Soon we needed rationing tickets to get allocations for the various basic foods. We still had to stand in line for hours. We also learned to cut in line by creating diversions. Henry would organize and I would execute faithfully, admiring his craftiness. Then, Henry started to teach me how to steal. He overcame my reluctance by pointing out that we were not really stealing, just taking a candy here and there. He would be the lookout, while I was supposed to also look around and then dip my hand into the candy bin. I was terribly scared and clumsy at this, maybe deliberately so. The first time that my hand almost reached a candy, the man called to me, “Hey, what are you doing there?” We both ran away and Henry never asked me again to steal with him. I never told on him to our parents, and neither did I ask him if he continued to steal by himself. I guess the start of the new school year saved us from further lines and other mischief. Soon such delicacies as sardines, oil, sugar, chocolate and white flour disappeared from the store shelves and my mother had to find different strategies to feed us.
It must have snowed a lot during the winter of 1940 and 1941. At the first snow, full of excitement, I called up my friend Vera to go sledding in the Bois de la Cambre where I used to go with my friend Peter. We stood on the tram platform with my sled, facing several arrogant-looking German officers in their spick-and-span uniforms and shiny black boots. We could follow their conversation without letting on that we knew German. At that time, the thought crossed my mind how much I would love to shove one of those officers off the platform. It remained just a thought.
When I was in sixth grade in Belgium, our class walked to a public indoor swimming pool every other week to learn how to swim. We couldn’t graduate from sixth grade without passing a swim test. On one of these walks I looked down and saw a dull silver coin. I picked it up and noticed it was a five cent square piece with rounded edges and without a hole. That intrigued me because all the centime pieces had a hole in the center. I kept the coin and became interested in collecting more coins. The irony of the whole thing is that much later in my life, I noticed that I didn’t have that particular five centimes piece anymore, my “good luck” piece during my years in hiding. Actually, I was sad, but by then I had a lot of other coins in my collection to comfort me. Eventually my collection of coins from all over the world would fill two large binders, thanks mostly to my grandson Joshua who was very young when he helped me organize it.
When I looked for a picture of that five cent piece in my coin catalog, I only found a picture of a similar fifty cent piece dated to the German Occupation during the First World War. That made sense to me because the finish of the piece was so dull and cheap, just like the coins issued under German Occupation during the Second World War.
After the war when I was in high school, a new girl joined our class. She had lived in South Africa during the war and gave me a few coins, one of them a small shiny one. When I showed these coins to my father, he pounced on the small shiny one saying, “This is an English gold pound. I’ll buy it from you for five francs.” By then I was fifteen years old and knew the value of an English gold pound. I don’t remember today whether the value on the black market was 200 francs or whether it was more.

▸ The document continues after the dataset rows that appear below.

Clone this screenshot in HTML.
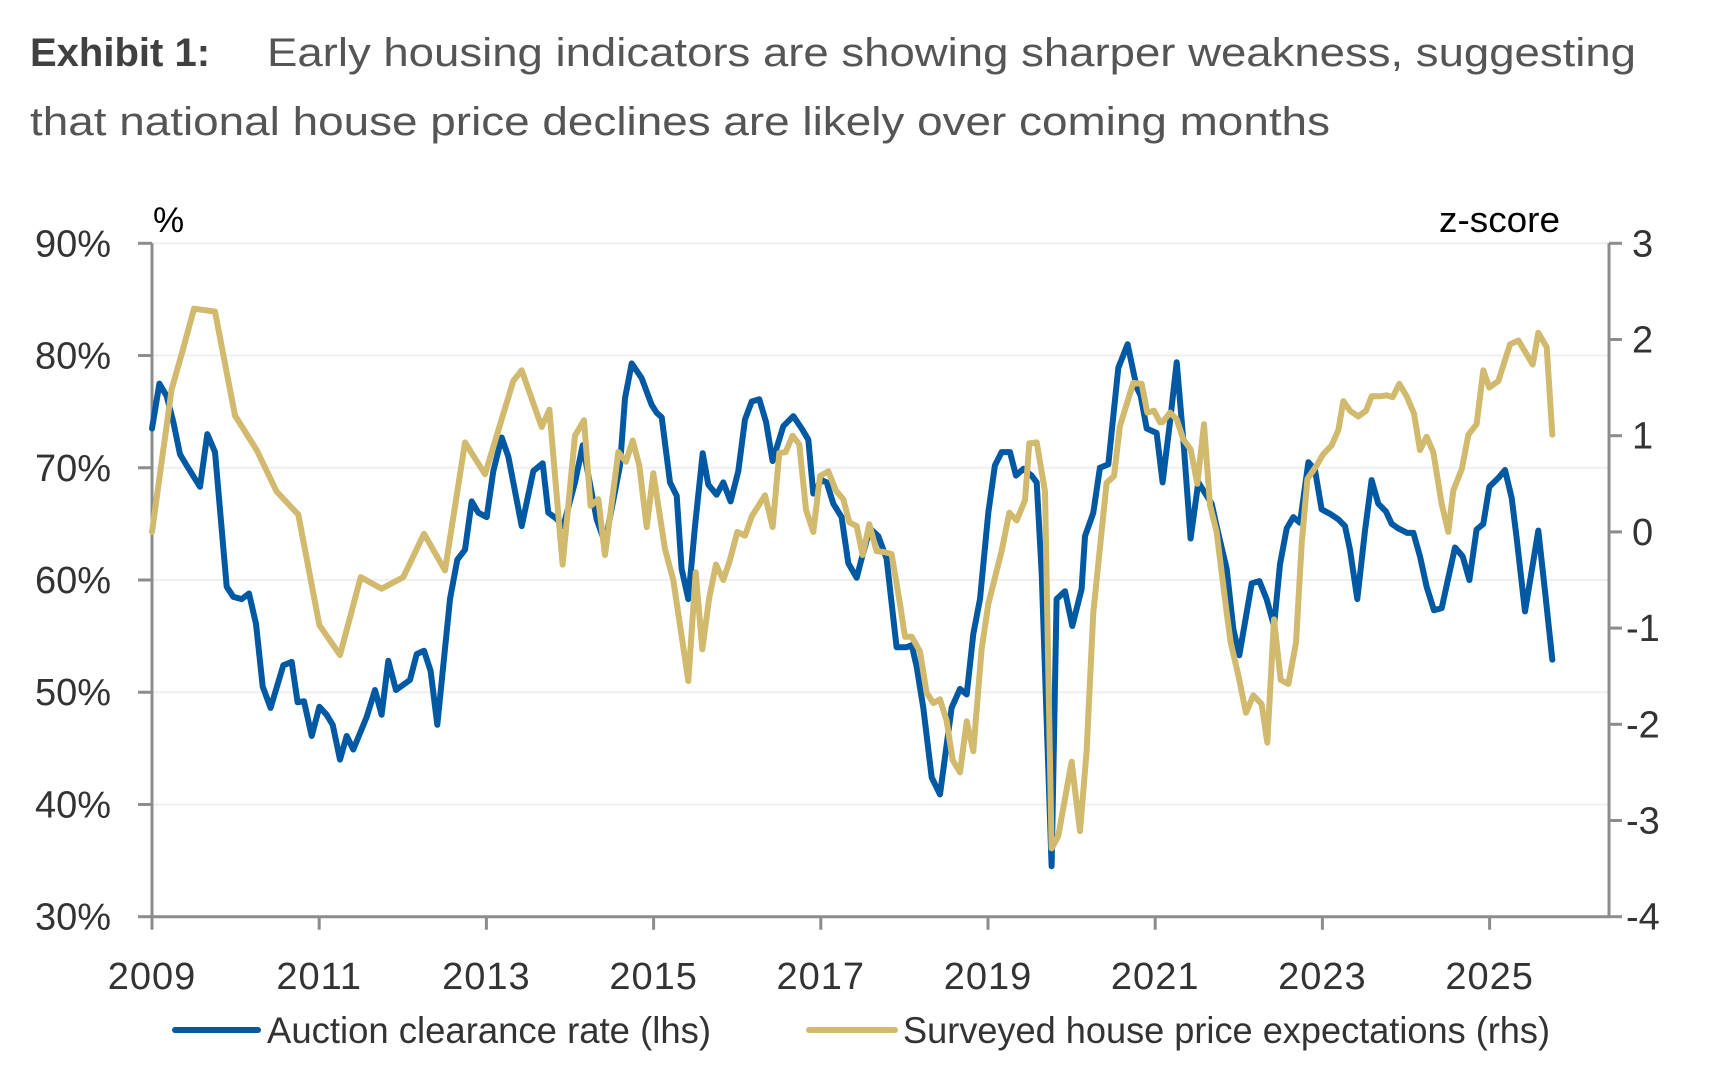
<!DOCTYPE html>
<html><head><meta charset="utf-8">
<style>
html,body{margin:0;padding:0;background:#fff;}
svg{display:block;font-family:"Liberation Sans",sans-serif;}
</style></head>
<body>
<svg id="chart" width="1720" height="1078" viewBox="0 0 1720 1078" xmlns="http://www.w3.org/2000/svg">
  <text x="30" y="66" font-size="40" fill="#555"><tspan font-weight="bold" fill="#404040">Exhibit 1:</tspan><tspan x="267" textLength="1369" lengthAdjust="spacingAndGlyphs">Early housing indicators are showing sharper weakness, suggesting</tspan></text>
  <text x="30" y="135" font-size="40" fill="#555" textLength="1300" lengthAdjust="spacingAndGlyphs">that national house price declines are likely over coming months</text>
  <g id="grid"></g>
  <g id="axes"></g>
  <g id="series"></g>
  <text x="153" y="232" font-size="35" fill="#000">%</text>
  <text x="1560" y="232" font-size="36" fill="#000" text-anchor="end" textLength="121" lengthAdjust="spacingAndGlyphs">z-score</text>
  <g>
    <line x1="175" y1="1030" x2="258" y2="1030" stroke="#0059a2" stroke-width="6" stroke-linecap="round"/>
    <text x="267" y="1043" font-size="37" fill="#333" textLength="444" lengthAdjust="spacingAndGlyphs">Auction clearance rate (lhs)</text>
    <line x1="809" y1="1030" x2="895" y2="1030" stroke="#d1b96d" stroke-width="6" stroke-linecap="round"/>
    <text x="903" y="1043" font-size="37" fill="#333" textLength="647" lengthAdjust="spacingAndGlyphs">Surveyed house price expectations (rhs)</text>
  </g>
</svg>
<script>
const yearTicks = [2009, 2011, 2013, 2015, 2017, 2019, 2021, 2023, 2025];
const leftTicks = [30, 40, 50, 60, 70, 80, 90];
const leftTickLabels = ["30%", "40%", "50%", "60%", "70%", "80%", "90%"];
const rightTicks = [-4, -3, -2, -1, 0, 1, 2, 3];

const auctionDates = [2009.0,2009.088,2009.175,2009.255,2009.335,2009.415,2009.574,2009.662,2009.754,2009.893,2009.973,2010.073,2010.16,2010.244,2010.324,2010.419,2010.571,2010.671,2010.742,2010.818,2010.91,2011.002,2011.089,2011.161,2011.249,2011.329,2011.408,2011.568,2011.667,2011.747,2011.827,2011.919,2012.086,2012.166,2012.254,2012.333,2012.413,2012.565,2012.652,2012.744,2012.824,2012.903,2013.003,2013.083,2013.183,2013.262,2013.422,2013.561,2013.673,2013.741,2013.833,2013.92,2014.06,2014.152,2014.319,2014.419,2014.598,2014.658,2014.738,2014.857,2014.977,2015.037,2015.097,2015.196,2015.276,2015.335,2015.415,2015.495,2015.587,2015.654,2015.754,2015.834,2015.921,2016.013,2016.093,2016.173,2016.264,2016.344,2016.424,2016.551,2016.671,2016.771,2016.85,2016.91,2017.01,2017.07,2017.15,2017.249,2017.329,2017.429,2017.488,2017.588,2017.688,2017.787,2017.907,2018.027,2018.087,2018.146,2018.226,2018.326,2018.426,2018.565,2018.665,2018.745,2018.824,2018.904,2019.004,2019.083,2019.163,2019.263,2019.335,2019.422,2019.522,2019.582,2019.642,2019.761,2019.821,2019.921,2020.008,2020.12,2020.16,2020.259,2020.339,2020.439,2020.559,2020.67,2020.778,2020.826,2020.898,2021.017,2021.089,2021.177,2021.257,2021.337,2021.424,2021.516,2021.676,2021.735,2021.855,2021.935,2022.006,2022.154,2022.246,2022.333,2022.421,2022.493,2022.573,2022.652,2022.732,2022.832,2022.911,2022.991,2023.091,2023.191,2023.27,2023.33,2023.418,2023.51,2023.589,2023.669,2023.761,2023.829,2023.908,2024.016,2024.088,2024.167,2024.247,2024.335,2024.427,2024.506,2024.586,2024.678,2024.758,2024.845,2024.925,2024.997,2025.105,2025.184,2025.264,2025.324,2025.423,2025.503,2025.583,2025.663,2025.75];
const auctionValues = [73.5,77.5,76.4,74.1,71.2,70.2,68.3,73.0,71.4,59.4,58.5,58.3,58.8,56.1,50.5,48.6,52.4,52.7,49.1,49.2,46.1,48.7,48.0,47.1,44.0,46.1,44.9,47.8,50.2,48.0,52.8,50.2,51.1,53.4,53.7,51.9,47.1,58.3,61.8,62.7,67.0,66.0,65.6,69.7,72.7,71.0,64.8,69.7,70.4,66.0,65.5,64.8,68.7,72.0,65.4,63.3,70.2,76.2,79.3,78.0,75.6,74.9,74.5,68.7,67.5,61.0,58.3,64.8,71.3,68.5,67.6,68.7,67.0,69.7,74.3,75.9,76.1,74.1,70.6,73.7,74.6,73.5,72.5,67.7,68.9,68.7,66.8,65.6,61.5,60.2,61.9,64.6,63.9,61.9,54.0,54.0,54.2,52.3,48.6,42.4,40.9,48.6,50.3,49.8,55.2,58.3,66.0,70.2,71.4,71.4,69.3,69.9,69.3,68.7,60.6,34.5,58.3,59.0,55.9,59.2,63.9,66.0,70.0,70.3,78.9,81.0,77.2,76.4,73.5,73.1,68.7,74.1,79.4,72.4,63.7,68.7,66.8,64.8,61.0,55.6,53.3,59.7,59.9,58.3,55.9,61.4,64.6,65.6,65.1,70.5,69.8,66.3,65.9,65.4,64.8,62.7,58.3,64.4,68.9,66.8,66.1,65.0,64.6,64.2,64.2,62.1,59.4,57.3,57.5,60.2,62.9,62.1,60.0,64.5,65.0,68.3,69.1,69.8,67.3,63.7,57.2,60.8,64.4,59.0,52.9];

const expectDates = [2009.0,2009.235,2009.375,2009.502,2009.754,2009.993,2010.252,2010.491,2010.75,2011.002,2011.249,2011.496,2011.747,2012.006,2012.254,2012.505,2012.744,2012.983,2013.203,2013.322,2013.422,2013.661,2013.753,2013.912,2014.06,2014.168,2014.247,2014.339,2014.419,2014.578,2014.67,2014.75,2014.829,2014.917,2014.997,2015.136,2015.236,2015.415,2015.503,2015.583,2015.666,2015.746,2015.834,2015.914,2016.001,2016.093,2016.173,2016.332,2016.424,2016.504,2016.579,2016.663,2016.743,2016.823,2016.91,2016.99,2017.09,2017.181,2017.269,2017.341,2017.429,2017.5,2017.58,2017.668,2017.76,2017.847,2017.947,2018.007,2018.087,2018.186,2018.266,2018.346,2018.426,2018.505,2018.577,2018.665,2018.745,2018.824,2018.924,2019.004,2019.163,2019.255,2019.343,2019.442,2019.494,2019.582,2019.682,2019.761,2019.841,2020.0,2020.1,2020.18,2020.259,2020.419,2020.507,2020.578,2020.738,2020.838,2020.906,2020.985,2021.057,2021.089,2021.177,2021.257,2021.337,2021.424,2021.504,2021.584,2021.656,2021.735,2021.855,2021.903,2021.994,2022.086,2022.174,2022.273,2022.341,2022.421,2022.501,2022.593,2022.684,2022.752,2022.82,2022.931,2023.011,2023.111,2023.191,2023.25,2023.33,2023.43,2023.522,2023.589,2023.689,2023.769,2023.841,2023.92,2024.008,2024.096,2024.167,2024.247,2024.327,2024.427,2024.506,2024.566,2024.666,2024.746,2024.845,2024.925,2024.997,2025.105,2025.244,2025.344,2025.515,2025.583,2025.683,2025.75];
const expectValues = [0.0,1.48,1.91,2.32,2.29,1.21,0.85,0.42,0.18,-0.97,-1.28,-0.47,-0.59,-0.47,-0.02,-0.40,0.93,0.60,1.23,1.57,1.68,1.09,1.27,-0.34,1.0,1.16,0.27,0.34,-0.24,0.83,0.73,0.95,0.69,0.05,0.61,-0.18,-0.50,-1.55,-0.42,-1.22,-0.68,-0.34,-0.50,-0.29,0.0,-0.04,0.16,0.38,0.05,0.82,0.83,1.0,0.91,0.23,0.0,0.58,0.63,0.43,0.34,0.10,0.06,-0.24,0.08,-0.20,-0.21,-0.23,-0.75,-1.09,-1.09,-1.24,-1.67,-1.78,-1.74,-1.96,-2.37,-2.50,-1.97,-2.28,-1.22,-0.75,-0.20,0.20,0.12,0.33,0.92,0.93,0.42,-3.29,-3.16,-2.39,-3.11,-2.28,-0.84,0.51,0.58,1.10,1.55,1.54,1.24,1.26,1.14,1.14,1.24,1.17,0.96,0.86,0.50,1.12,0.28,0.0,-0.84,-1.15,-1.49,-1.88,-1.70,-1.79,-2.19,-0.91,-1.54,-1.58,-1.15,-0.12,0.55,0.69,0.81,0.90,1.06,1.36,1.26,1.20,1.26,1.41,1.41,1.42,1.40,1.54,1.41,1.23,0.85,0.99,0.83,0.29,0.0,0.43,0.65,1.01,1.12,1.68,1.50,1.57,1.95,1.99,1.74,2.07,1.92,1.01];

const X0 = 152, X1 = 1609, Y0 = 243.3, Y1 = 916.7;
const xScale = y => X0 + (y - 2009) * 83.6;
const yLeft = v => Y1 - (v - 30) / 60 * (Y1 - Y0);
const yRight = v => Y1 - (v + 4) / 7 * (Y1 - Y0);
const NS = "http://www.w3.org/2000/svg";
function mk(tag, attrs, parent){ const e=document.createElementNS(NS,tag); for(const k in attrs) e.setAttribute(k,attrs[k]); parent.appendChild(e); return e; }
const grid=document.getElementById('grid'), axes=document.getElementById('axes'), series=document.getElementById('series');

leftTicks.forEach((v,i)=>{
  const y=yLeft(v);
  if(v>30){
    const g=mk('line',{x1:X0,x2:X1,y1:y,y2:y,stroke:'#efefef','stroke-width':2},grid);
    
    
  }
  const t=mk('line',{x1:X0-14,x2:X0,y1:y,y2:y,stroke:'#8c8c8c','stroke-width':3},axes);
  
  
  const l=mk('text',{x:111,y:y+13,'font-size':38,fill:'#333','text-anchor':'end'},axes);
  l.textContent=leftTickLabels[i];
  
  
});
rightTicks.forEach(v=>{
  const y=yRight(v);
  const t=mk('line',{x1:X1,x2:X1+13,y1:y,y2:y,stroke:'#8c8c8c','stroke-width':3},axes);
  
  
  const l=mk('text',{x:v<0?1626:1632,y:y+13,'font-size':38,fill:'#333'},axes);
  l.textContent=String(v);
  
  
});
yearTicks.forEach(yr=>{
  const x=xScale(yr);
  const t=mk('line',{x1:x,x2:x,y1:Y1,y2:Y1+13,stroke:'#8c8c8c','stroke-width':3},axes);
  
  
  const l=mk('text',{x:x,y:989,'font-size':38,fill:'#333','text-anchor':'middle','letter-spacing':'1'},axes);
  l.textContent=String(yr);
  
  
});
const la=mk('line',{x1:X0,x2:X0,y1:Y0,y2:Y1+1,stroke:'#8c8c8c','stroke-width':3},axes);


const ra=mk('line',{x1:X1,x2:X1,y1:Y0,y2:Y1+1,stroke:'#8c8c8c','stroke-width':3},axes);


const xa=mk('line',{x1:X0,x2:X1,y1:Y1,y2:Y1,stroke:'#8c8c8c','stroke-width':3},axes);



function pts(d,v,f){ return d.map((t,i)=>xScale(t).toFixed(1)+','+f(v[i]).toFixed(1)).join(' '); }
const blue=mk('polyline',{points:pts(auctionDates,auctionValues,yLeft),fill:'none',stroke:'#0059a2','stroke-width':6,'stroke-linejoin':'round','stroke-linecap':'round'},series);


const gold=mk('polyline',{points:pts(expectDates,expectValues,yRight),fill:'none',stroke:'#d1b96d','stroke-width':6,'stroke-linejoin':'round','stroke-linecap':'round'},series);


</script>
</body></html>
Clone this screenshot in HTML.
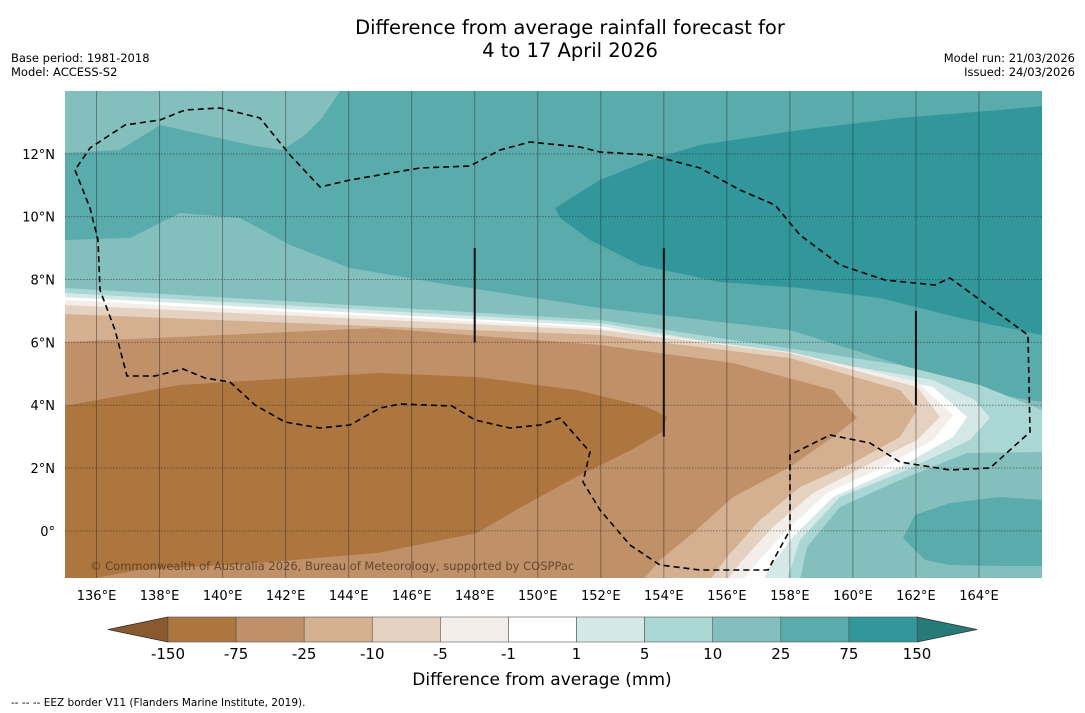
<!DOCTYPE html>
<html><head><meta charset="utf-8"><style>
body{margin:0;background:#fff;width:1085px;height:713px;overflow:hidden;font-family:"DejaVu Sans","Liberation Sans",sans-serif}
svg{position:absolute;left:0;top:0;font-family:"DejaVu Sans","Liberation Sans",sans-serif}
</style></head><body>
<svg id="chart" width="1085" height="713" viewBox="0 0 1085 713">
<text x="570" y="34" font-size="19.5" text-anchor="middle">Difference from average rainfall forecast for</text>
<text x="570" y="57" font-size="19.5" text-anchor="middle">4 to 17 April 2026</text>
<text x="11" y="62" font-size="11.5">Base period: 1981-2018</text>
<text x="11" y="76" font-size="11.5">Model: ACCESS-S2</text>
<text x="1075" y="62" font-size="11.5" text-anchor="end">Model run: 21/03/2026</text>
<text x="1075" y="76" font-size="11.5" text-anchor="end">Issued: 24/03/2026</text>
<defs><clipPath id="mapclip"><rect x="65" y="91" width="977" height="487"/></clipPath></defs>
<g id="map" clip-path="url(#mapclip)"></g>
<g id="axes"></g>
<g id="cbar"></g>
<text x="542" y="685" font-size="17" text-anchor="middle">Difference from average (mm)</text>
<text x="11" y="706" font-size="10.5">--  --  -- EEZ border V11 (Flanders Marine Institute, 2019).</text>
</svg>
<script>
const lonMin=135, lonMax=166, latMin=-1.5, latMax=14;
const X0=65, X1=1042, Y0=91, Y1=578;
function px(lon){return X0+(lon-lonMin)/(lonMax-lonMin)*(X1-X0);}
function py(lat){return Y0+(latMax-lat)/(latMax-latMin)*(Y1-Y0);}
function toLL(p){return [lonMin+(p[0]-X0)/(X1-X0)*(lonMax-lonMin), latMax-(p[1]-Y0)/(Y1-Y0)*(latMax-latMin)];}

const levels=[-150,-75,-25,-10,-5,-1,1,5,10,25,75,150];
const colors=["#ad763f","#c09068","#d4b091","#e5d1bf","#f3eee9","#ffffff","#d4e8e7","#aad6d4","#83bfbd","#5aabab","#31979a"];
const lonTicks=[136,138,140,142,144,146,148,150,152,154,156,158,160,162,164];
const latTicks=[0,2,4,6,8,10,12];

const rMedium=[[65,153],[120,150],[160,125],[250,145],[282,150],[305,135],[322,118],[340,91],[1042,91],[1042,402],[967,390],[917,370],[790,330],[600,308],[450,285],[350,268],[290,245],[240,218],[180,213],[130,238],[65,240]].map(toLL);
const rDark=[[555,208],[600,180],[650,160],[700,145],[800,130],[900,118],[1000,110],[1042,106],[1042,335],[960,318],[880,298],[800,288],[720,282],[640,265],[590,240],[560,218]].map(toLL);
const rBlob=[[903,538],[915,515],[950,503],[1000,497],[1042,500],[1042,566],[1000,566],[950,565],[925,560]].map(toLL);
const r5=[[65,288],[600,320],[900,365],[980,385],[1042,410],[1042,452],[967,453],[900,480],[840,507],[807,547],[800,580],[65,580]].map(toLL);
const r1=[[65,293],[600,323],[933,380],[975,400],[990,418],[970,440],[900,473],[840,497],[800,540],[787,580],[65,580]].map(toLL);
const rm1=[[65,297],[600,326],[933,387],[967,417],[953,437],[900,467],[833,497],[793,537],[770,567],[763,580],[65,580]].map(toLL);
const rm5=[[65,300],[600,328],[790,352],[917,382],[953,415],[933,440],[883,467],[827,493],[787,530],[753,567],[743,580],[65,580]].map(toLL);
const rm10=[[65,305],[600,330],[790,353],[917,387],[940,417],[917,440],[867,465],[813,493],[773,527],[740,563],[727,580],[65,580]].map(toLL);
const rm25=[[65,314],[600,335],[790,358],[900,390],[917,410],[900,437],[853,463],[800,487],[760,520],[727,557],[710,580],[65,580]].map(toLL);
const rm75=[[65,342],[377,328],[600,345],[733,363],[833,390],[857,418],[833,437],[790,467],[733,497],[693,533],[660,560],[643,580],[65,580]].map(toLL);
const rm150=[[65,406],[179,385],[377,373],[477,377],[576,390],[647,407],[667,417],[662,432],[631,450],[576,477],[516,510],[477,533],[377,553],[258,563],[139,570],[84,580],[65,580]].map(toLL);
const regions=[[rMedium,9],[rDark,10],[rBlob,9],[r5,7],[r1,6],[rm1,5],[rm5,4],[rm10,3],[rm25,2],[rm75,1],[rm150,0]];

const eez=[[75,170],[90,208],[98,240],[100,290],[115,330],[127,376],[155,376],[183,369],[205,378],[230,382],[255,405],[285,422],[320,428],[350,425],[380,408],[400,404],[452,406],[475,420],[510,428],[540,425],[560,418],[590,452],[583,482],[600,510],[630,545],[660,565],[700,570],[768,570],[790,530],[790,455],[830,435],[870,443],[900,462],[950,470],[990,468],[1030,432],[1028,335],[950,278],[935,285],[885,280],[840,265],[800,235],[775,205],[740,190],[700,168],[650,155],[600,152],[580,147],[530,142],[500,150],[470,166],[420,168],[350,180],[320,187],[290,155],[260,118],[220,108],[185,110],[160,120],[125,125],[90,148],[75,170]].map(toLL);
const lines=[[148,9,6],[154,9,3],[162,7,4]];

const NS="http://www.w3.org/2000/svg";
function mk(tag,attrs,parent){const e=document.createElementNS(NS,tag);for(const k in attrs)e.setAttribute(k,attrs[k]);parent.appendChild(e);return e;}
const map=document.getElementById('map'), axes=document.getElementById('axes'), cbar=document.getElementById('cbar');
function pts(a){return a.map(p=>px(p[0]).toFixed(1)+","+py(p[1]).toFixed(1)).join(" ");}

const bg=mk('rect',{x:X0,y:Y0,width:X1-X0,height:Y1-Y0,fill:colors[8]},map);


regions.forEach((r,i)=>{
  const p=mk('polygon',{points:pts(r[0]),fill:colors[r[1]]},map);
  
  
});
lonTicks.forEach(l=>{
  const ln=mk('line',{x1:px(l),x2:px(l),y1:Y0,y2:Y1,stroke:"rgba(40,40,40,0.45)","stroke-width":1},map);
  
  
  const t=mk('text',{x:px(l),y:600,"font-size":13,"text-anchor":"middle"},axes);
  t.textContent=l+"°E";
  
  
});
latTicks.forEach(l=>{
  const ln=mk('line',{x1:X0,x2:X1,y1:py(l),y2:py(l),stroke:"rgba(40,40,40,0.5)","stroke-width":1,"stroke-dasharray":"1.5,1.5"},map);
  
  
  const t=mk('text',{x:55,y:py(l)+5,"font-size":13,"text-anchor":"end"},axes);
  t.textContent=l===0?"0°":l+"°N";
  
  
});
lines.forEach(s=>{
  const ln=mk('line',{x1:px(s[0]),x2:px(s[0]),y1:py(s[1]),y2:py(s[2]),stroke:"#111","stroke-width":2},map);
  
  
});
const ez=mk('polyline',{points:pts(eez),fill:"none",stroke:"#000","stroke-width":1.6,"stroke-dasharray":"6,4"},map);


const cp=mk('text',{x:90,y:570,"font-size":11.5,fill:"rgba(70,50,30,0.75)"},map);
cp.textContent="© Commonwealth of Australia 2026, Bureau of Meteorology, supported by COSPPac";



const cbX0=168, cbX1=917, cbY=617, cbH=25, bw=(cbX1-cbX0)/colors.length;
const lt=mk('polygon',{points:`${cbX0},${cbY} ${cbX0},${cbY+cbH} 108,${cbY+cbH/2}`,fill:"#8a5a2f",stroke:"#333","stroke-width":0.8},cbar);


const rt=mk('polygon',{points:`${cbX1},${cbY} ${cbX1},${cbY+cbH} 977,${cbY+cbH/2}`,fill:"#267a77",stroke:"#333","stroke-width":0.8},cbar);


colors.forEach((c,i)=>{
  const r=mk('rect',{x:cbX0+i*bw,y:cbY,width:bw,height:cbH,fill:c,stroke:"#555","stroke-width":0.6},cbar);
  
  
});
levels.forEach((v,i)=>{
  const t=mk('text',{x:cbX0+i*bw,y:659,"font-size":15,"text-anchor":"middle"},cbar);
  t.textContent=v;
  
  
});
</script>
</body></html>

My father sold it for me on the black market. That was a lot of money at a time when my weekly allowance amounted to two or three francs, the admission to a movie. The first thing I went to buy was a box of watercolors in a specialty store.
[1] Mrs. Jonas was a German woman married to a Jew who fled with him from Germany to Belgium. After the German May 10th invasion, the Belgian authorities gathered all the German male citizens, regardless if Jewish or not, and shipped them to a camp in St. Cyprien in Southern France. She helped my mother with the cleaning and washing, which was done by hand.
[2]If you want to see a similar flour bag, I refer you to the exhibit at the entrance of Hoover Tower at Stanford University where WWI decorated flour bags from Belgium hang high on a wall.